Glybera – the world's most expensive drug – has just been put on sale in Germany for $1m (£0.9m) per patient.
Produced by Dutch Biotech firm UniQure, it uses gene-editing to cure a rare genetic disease called Lipoprotein lipase deficiency (LPLD), where a person's blood becomes clogged with fat.
The new medicine works by introducing a harmless, modified virus to the patient's bloodstream. In its DNA, the virus contains a corrective gene, which is introduced into the recipient's cells.
It was officially approved for use in Europe two years ago, but the launch was delayed until now so that follow-up data on the drug's benefits could be collected.

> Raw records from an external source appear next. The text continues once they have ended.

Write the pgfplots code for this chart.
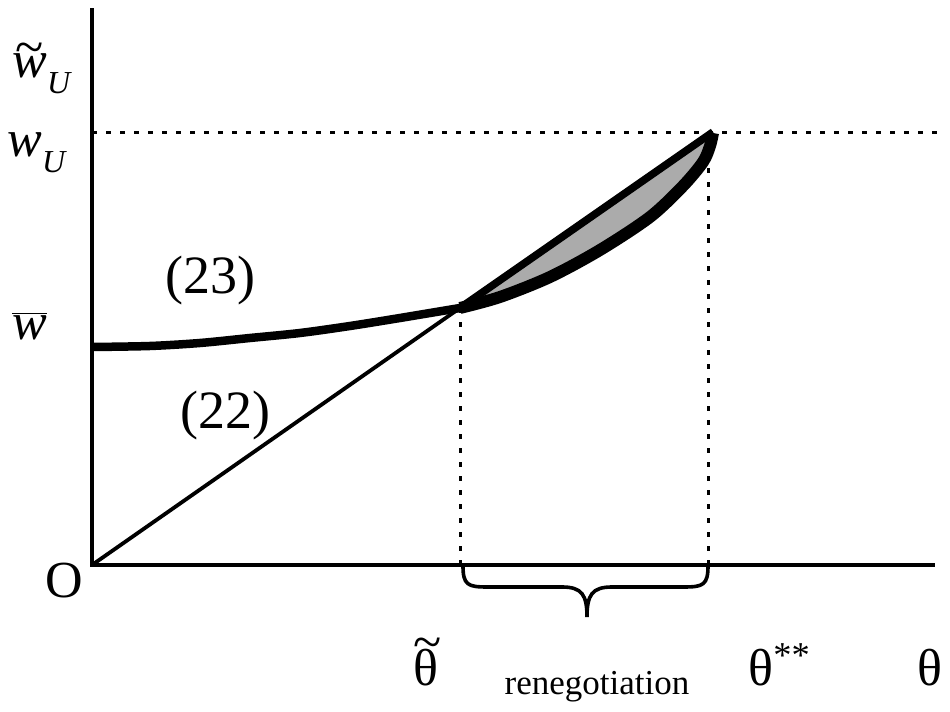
\documentclass[border=0pt]{standalone}
\usepackage{pgfplots}
\pgfplotsset{compat=1.18}
\usepackage{fontspec}
\setmainfont{Liberation Serif}
\newcommand{\tl}[2]{\ooalign{\hfil\raisebox{#2}{\textasciitilde}\hfil\cr #1\cr}}
\newcommand{\bigf}{\fontsize{26}{30}\selectfont}
\newcommand{\sub}[1]{\raisebox{-8pt}{\fontsize{16}{16}\selectfont\itshape #1}}
\begin{document}
\begin{tikzpicture}
\begin{axis}[hide axis, scale only axis, width=475pt, height=356pt,
  xmin=-92, xmax=858, ymin=-147, ymax=565, clip=false]
\path (axis cs:-92,-147) rectangle (axis cs:858,565);
% shaded lens
\addplot[fill=black!33, draw=none] coordinates {(368,257) (621,433) (618,419) (611,403) (591,379) (558,348) (508,315) (458,288) (408,268) (368,257)} -- cycle;
% dotted guides
\addplot[black, line width=1.5pt, dash pattern=on 2.5pt off 4.5pt] coordinates {(0,432) (853,432)};
\addplot[black, line width=1.5pt, dash pattern=on 2.5pt off 4.5pt] coordinates {(368,0) (368,257)};
\addplot[black, line width=1.5pt, dash pattern=on 2.5pt off 4.5pt] coordinates {(616,0) (616,405)};
% curve (23)
\addplot[black, line width=4.25pt, smooth] coordinates {(0,218) (58,219) (108,222) (158,227) (208,232) (258,239) (308,247) (368,257)};
\addplot[black, line width=6pt, smooth] coordinates {(368,257) (408,268) (458,288) (508,315) (558,348) (591,379) (611,403) (618,419) (621,432)};
% line (22)
\addplot[black, line width=1.9pt] coordinates {(0,0) (368,257)};
\addplot[black, line width=3.8pt] coordinates {(368,257) (621,433)};
% axes
\addplot[black, line width=2.25pt] coordinates {(0,-2) (0,557)};
\addplot[black, line width=2.25pt] coordinates {(-1,0) (843,0)};
% brace
\draw[line width=1.8pt] (axis cs:371,-1) .. controls (axis cs:371,-20) and (axis cs:376,-22) .. (axis cs:395,-22) -- (axis cs:470,-22) .. controls (axis cs:490,-22) and (axis cs:495,-30) .. (axis cs:495,-52) .. controls (axis cs:495,-30) and (axis cs:500,-22) .. (axis cs:520,-22) -- (axis cs:592,-22) .. controls (axis cs:611,-22) and (axis cs:616,-20) .. (axis cs:616,-1);
% labels
\node[anchor=base west, inner sep=0pt] at (axis cs:-80,487) {\bigf\tl{\itshape w}{0.25em}\sub{U}};
\node[anchor=base west, inner sep=0pt] at (axis cs:-85,408) {\bigf\textit{w}\sub{U}};
\node[anchor=base west, inner sep=0pt] at (axis cs:-80,225) {\bigf$\overline{\hbox{\itshape w}}$};
\node[anchor=base, inner sep=0pt] at (axis cs:118,271) {\fontsize{27}{30}\selectfont (23)};
\node[anchor=base, inner sep=0pt] at (axis cs:133,136) {\fontsize{27}{30}\selectfont (22)};
\node[anchor=base, inner sep=0pt] at (axis cs:-28,-33) {\bigf O};
\node[anchor=base, inner sep=0pt] at (axis cs:336,-121) {\bigf\tl{θ}{0.5em}};
\node[anchor=base, inner sep=0pt] at (axis cs:505,-130) {\fontsize{17.5}{22}\selectfont renegotiation};
\node[anchor=base west, inner sep=0pt] at (axis cs:656,-121) {\bigf θ\textsuperscript{**}};
\node[anchor=base, inner sep=0pt] at (axis cs:838,-121) {\bigf θ};
\end{axis}
\end{tikzpicture}
\end{document}
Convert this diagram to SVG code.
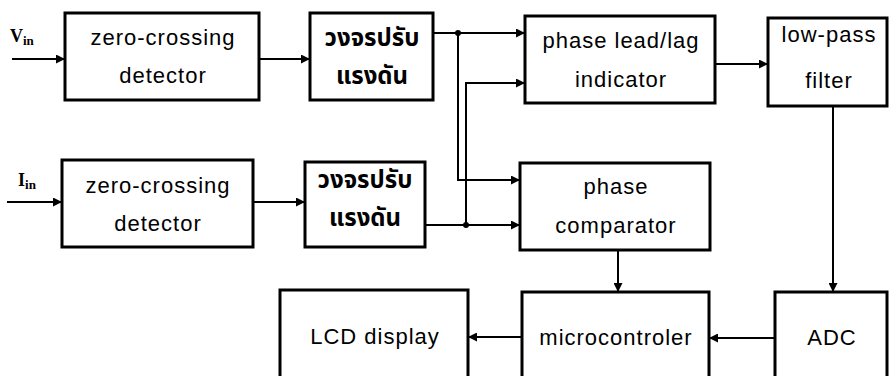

Initially it will go on sale in Germany, with commercial treatments expected to begin in the first half of 2015. But there are also plans to sell it in the US by 2018.
It is the first ever gene therapy drug to be produced by the Western world. In China, there is one gene-editing anti-cancer drug on the market but it has not yet been rolled out to other countries. The price of the drug will undoubtedly be watched closely as a benchmark for future gene therapies.
The cost of Glybera was decided by Chiesi – UniQure's marketing partner based in Italy. Although it might sound excessive, the company argues it is cost effective. Only 150 to 200 people across Europe will be eligible to receive the treatment, and it provides a permanent cure for them.
UniQure's latest innovation impressed investors, with shares in the NASDAQ-listed soaring by 18.6 per cent to $14.82 following the news.
The company's competitors include Spark Therapeutics and Bluebird Bio, the latter of which develops drugs for neurological and blood disorders.
Both UniQure and Bluebird Bio performed well during their Nasdaq IPOs over the past 18 months, indicating an increasing investor interest in the field.